Juan 18

GOS
 
Sobre los capítulos finales de nuestro Evangelio no puedo hablar particularmente ahora. Sin embargo, debo, de paso, señalar que incluso en estas solemnes escenas finales, la gloria de la persona del Hijo es siempre la figura prominente. Por lo tanto, no tenemos noticia de Su agonía en el jardín, ni de que Dios lo abandonó en el madero. Mateo lo describe como el Mesías sufriente, según salmos y profetas; Marcos, como el, rechazado Siervo y Profeta de Dios; Lucas, como el perfecto y obediente Hijo del hombre, que no se encogió de ninguna prueba ni para el alma ni para el cuerpo, sino que incluso en la cruz oró por Sus enemigos, llenando el corazón de un pobre pecador con las buenas nuevas de salvación, y comprometiendo Su espíritu con confianza inquebrantable a Su Padre. El punto aquí es el Hijo de Dios con el mundo, siendo los judíos especialmente Sus enemigos. Por lo tanto, Juan nos dice (capítulo 18.) lo que ningún otro Evangelio hace, que cuando la banda vino a tomar a Jesús, dirigida por alguien que conocía demasiado bien el lugar donde su corazón se había derramado tan a menudo al Padre, de inmediato retrocedieron y cayeron al suelo. ¿Crees que Mateo lo dejó escapar? o que Marcos y Lucas nunca oyeron hablar de él? ¿Es concebible que un hecho tan notorio —siendo el mismo mundo los objetos del poder divino que los arrojó postrados al suelo— pueda ser escondido u olvidado por amigos o enemigos? O si incluso los hombres (por no hablar del poder del Espíritu) olvidaran tal cosa, ¿pensaron los demás que era demasiado leve para su mención? Todas estas suposiciones son absurdas. La verdadera explicación es que los Evangelios están escritos con designio divino, y que aquí, como en todas partes, Juan registra un hecho que cae con el objeto del Espíritu en su Evangelio. ¿Vinieron estos hombres a apoderarse de Jesús? Iba a ser prisionero y morir; en un caso, tanto como en el otro, Él probaría que no era por la restricción del hombre, sino por Su propia voluntad y en obediencia a la de Su Padre. Era un prisionero voluntario, y una víctima dispuesta. Si nadie podía quitarle la vida a menos que Él la pusiera, nadie podía tomarlo prisionero a menos que Él se entregara. Tampoco era simplemente que Él pudiera pedirle a Su Padre doce legiones de ángeles, como dice en Mateo; pero, en Juan, ¿quería ángeles? Podían ascender y descender sobre Él como Hijo del hombre; pero sólo tenía que hablar, y así se hizo. Él es Dios.

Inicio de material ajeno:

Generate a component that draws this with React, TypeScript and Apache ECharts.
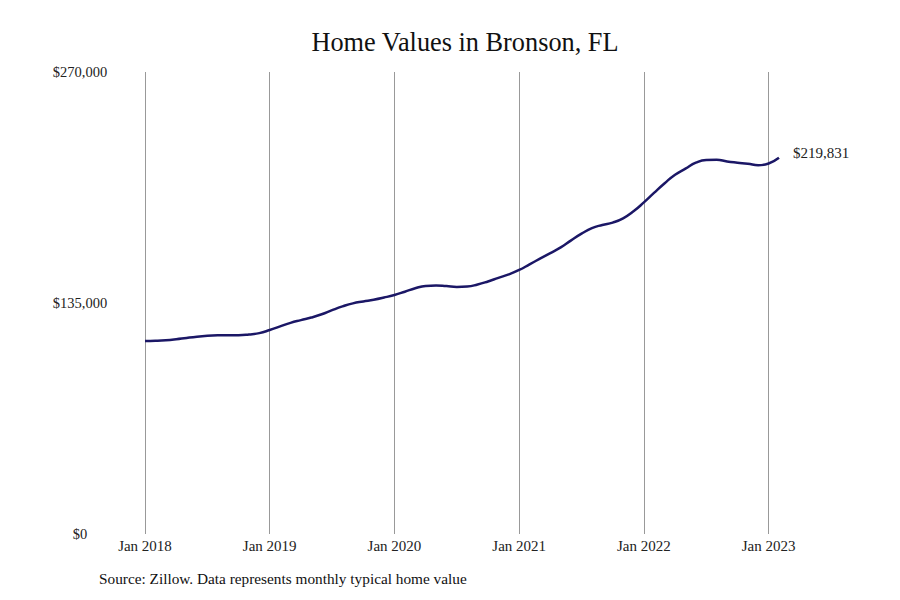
import React, { useEffect, useRef } from "react";
import * as echarts from "echarts";

const months: string[] = [];
const years = [2018, 2019, 2020, 2021, 2022, 2023];
const monthNames = ["Jan", "Feb", "Mar", "Apr", "May", "Jun", "Jul", "Aug", "Sep", "Oct", "Nov", "Dec"];
for (const y of years) {
  for (const m of monthNames) {
    if (y === 2023 && m !== "Jan" && m !== "Feb") continue;
    months.push(`${m} ${y}`);
  }
}

const homeValues = [
  112800, 112900, 113200, 113800, 114600, 115300, 115800, 116100, 116200, 116200, 116600, 117400,
  119200, 121300, 123400, 125000, 126500, 128400, 130800, 133000, 134800, 135900, 136900, 138200,
  139700, 141600, 143600, 145000, 145300, 144900, 144400, 144600, 145800, 147600, 149700, 151700,
  154300, 157600, 160900, 164200, 167500, 171600, 175500, 178800, 180600, 182000, 184500, 188600,
  193800, 199500, 205000, 210000, 213500, 217000, 218600, 218700, 217700, 217000, 216400, 215500,
  216500, 219831,
];

const yTicks = [0, 135000, 270000];
const titleText = "Home Values in Bronson, FL";
const sourceText = "Source: Zillow. Data represents monthly typical home value";

const FONT = "'Liberation Serif', 'Times New Roman', serif";

export default function App() {
  const ref = useRef<HTMLDivElement>(null);
  useEffect(() => {
    if (!ref.current) return;
    const chart = echarts.init(ref.current, undefined, { renderer: "svg" });
    const fmt = (v: number) => "$" + v.toLocaleString("en-US");
    chart.setOption({
      animation: false,
      backgroundColor: "#ffffff",
      textStyle: { fontFamily: FONT },
      title: {
        text: titleText,
        left: 460,
        textAlign: "center",
        top: 24,
        textStyle: { fontFamily: FONT, fontSize: 26.3, fontWeight: "normal", color: "#111" },
      },
      grid: { left: 145, right: 121, top: 72, bottom: 66, containLabel: false },
      xAxis: {
        type: "category",
        data: months,
        boundaryGap: false,
        axisLine: { show: false },
        axisTick: { show: false },
        axisLabel: {
          interval: (i: number, v: string) => v.startsWith("Jan"),
          fontFamily: FONT,
          fontSize: 15,
          color: "#222",
          margin: 4,
        },
        splitLine: {
          show: true,
          interval: (i: number, v: string) => v.startsWith("Jan"),
          lineStyle: { color: "#999", width: 1 },
        },
      },
      yAxis: {
        type: "value",
        min: yTicks[0],
        max: yTicks[yTicks.length - 1],
        interval: yTicks[1] - yTicks[0],
        axisLine: { show: false },
        axisTick: { show: false },
        splitLine: { show: false },
        axisLabel: {
          formatter: (v: number) => fmt(v),
          align: "center",
          margin: 65,
          fontFamily: FONT,
          fontSize: 14.5,
          color: "#222",
        },
      },
      series: [
        {
          type: "line",
          data: homeValues,
          smooth: true,
          symbol: "none",
          lineStyle: { color: "#1b1766", width: 2.5 },
          endLabel: {
            show: true,
            formatter: (p: any) => fmt(p.value),
            fontFamily: FONT,
            fontSize: 15,
            color: "#222",
            distance: 14,
            offset: [0, -5],
          },
        },
      ],
      graphic: [
        {
          type: "text",
          left: 99,
          top: 571,
          style: { text: sourceText, fontFamily: FONT, fontSize: 15.3, fill: "#111" },
        },
      ],
    });
    return () => chart.dispose();
  }, []);
  return (
    <div
      ref={ref}
      style={{ position: "fixed", left: 0, top: 0, width: 900, height: 600 }}
    />
  );
}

En el momento en que Él dijo: “Yo soy él”, sin mover un dedo, o incluso expresar audiblemente un deseo, cayeron al suelo. ¿Podría esta escena ser dada adecuadamente por alguien que no fuera Juan? ¿Podría dejar fuera quién presenta a su Maestro como el Hijo y la Palabra que era Dios?
Una vez más, tenemos la tranquila reprensión de nuestro Señor a Pedro, que había cortado la oreja de Malco. Que Lucas solo nos hable de la sanidad misericordiosa del Señor (porque el poder de Jehová, sanar no estaba ausente); Sólo Juan añade: “La copa que mi Padre me ha dado, ¿no la beberé?” Él preserva a través de Su dignidad personal y Su relación consciente, pero en perfecta sumisión a Su Padre.